First, I'd like to thank you for tolerating (and responding to) the arguments
I have made about some of the key ideas in *Clean Code*. I hope this
discussion will provide food for thought for readers.

We have covered a lot of topics and subtopics in this discussion, but
I think that most of my concerns result from two general errors made
by *Clean Code*: failure to focus on what is important, and failure to
balance design tradeoffs.

In software design (and probably in any design environment) it is essential
to identify the things that really matter and focus on those. If you
focus your attention on things that are unimportant you are
unlikely to achieve the things that really are important.
Unfortunately, *Clean Code* repeatedly focuses on things that don't really
matter, such as:

* Dividing ten-line methods into five-line methods and dividing five-line methods
into two- or three-line methods.
* Eliminating the use of comments written in English.
* Writing tests before code and making the basic unit of development a
test rather than an abstraction.

None of these provides significant value, and we have seen how they
distract from producing the best possible designs.
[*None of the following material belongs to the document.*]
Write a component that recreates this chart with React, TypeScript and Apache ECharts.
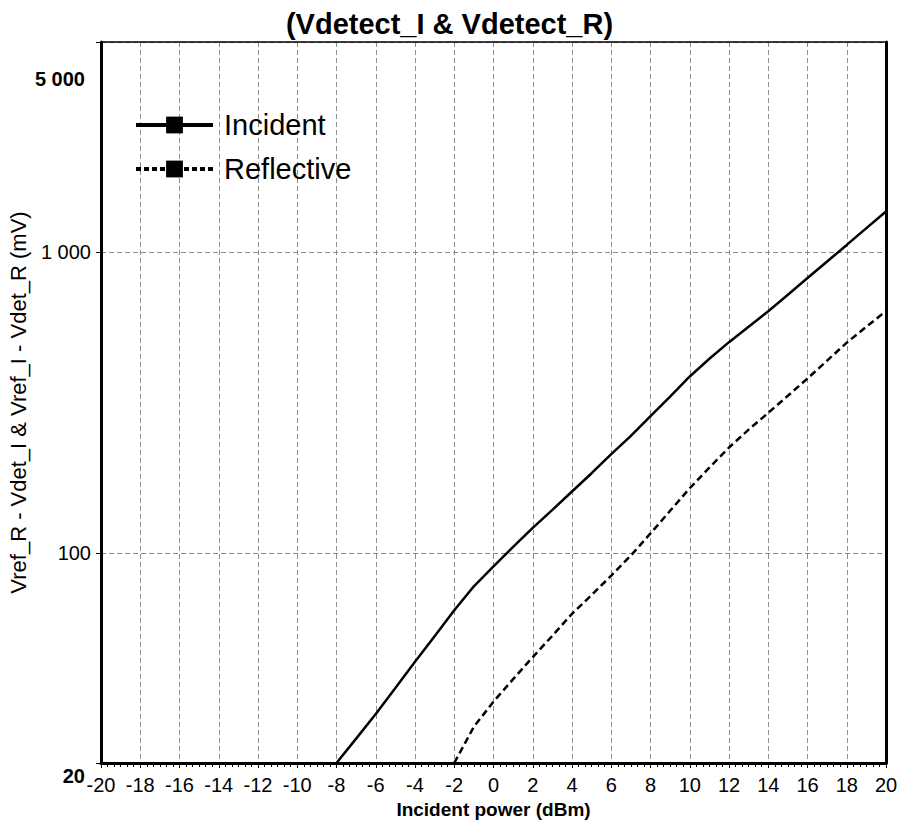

Conversely, *Clean Code* fundamentally undervalues comments, which are
essential and irreplaceable. This
comes at a huge cost. Without interface comments the specifications for
interfaces are incomplete. This is guaranteed to result in confusion and bugs.
Without implementation comments, readers are forced to rederive knowledge
and intentions that were in the mind of the original developer. This wastes
time and leads to more bugs.

In my opening remarks I said that systems become complex when important
information is not accessible and obvious to developers. By refusing to
write comments, you are hiding important information that you have and
that others need.

The second general error in *Clean Code* has to do with balance. Design
represents a balance between competing concerns. Almost any design idea
becomes a bad thing if taken to the extreme. However, *Clean Code*
repeatedly gives very strong advice in one direction without correspondingly
strong advice in the other direction or any meaningful guidance about how
to recognize when you have gone too far. For example, making methods
shorter is often a good thing, but the *Clean Code* position is so one-sided
and extreme that readers are likely to chop things up too much. We saw
in the `PrimeGenerator` example how this resulted in code that was
nearly incomprehensible. Similarly, the *Clean Code* position on TDD is
one-sided, failing to
recognize any possible weakness and encouraging readers to take this to
a tactical extreme where design is completely squeezed out of the development
process.

**UB:**

John, I'd like to thank you for participating in this project. This was a lot of fun for me. I love disagreement and debate with smart people. I also think that we share far more values than separate us.

For my part I'll just say that I have given due consideration to the points you've made, and while I disagree with your conclusions above, I have integrated several of your better ideas, as well as this entire document, into the second edition of _Clean Code_.

Thanks again, and give my best to your students.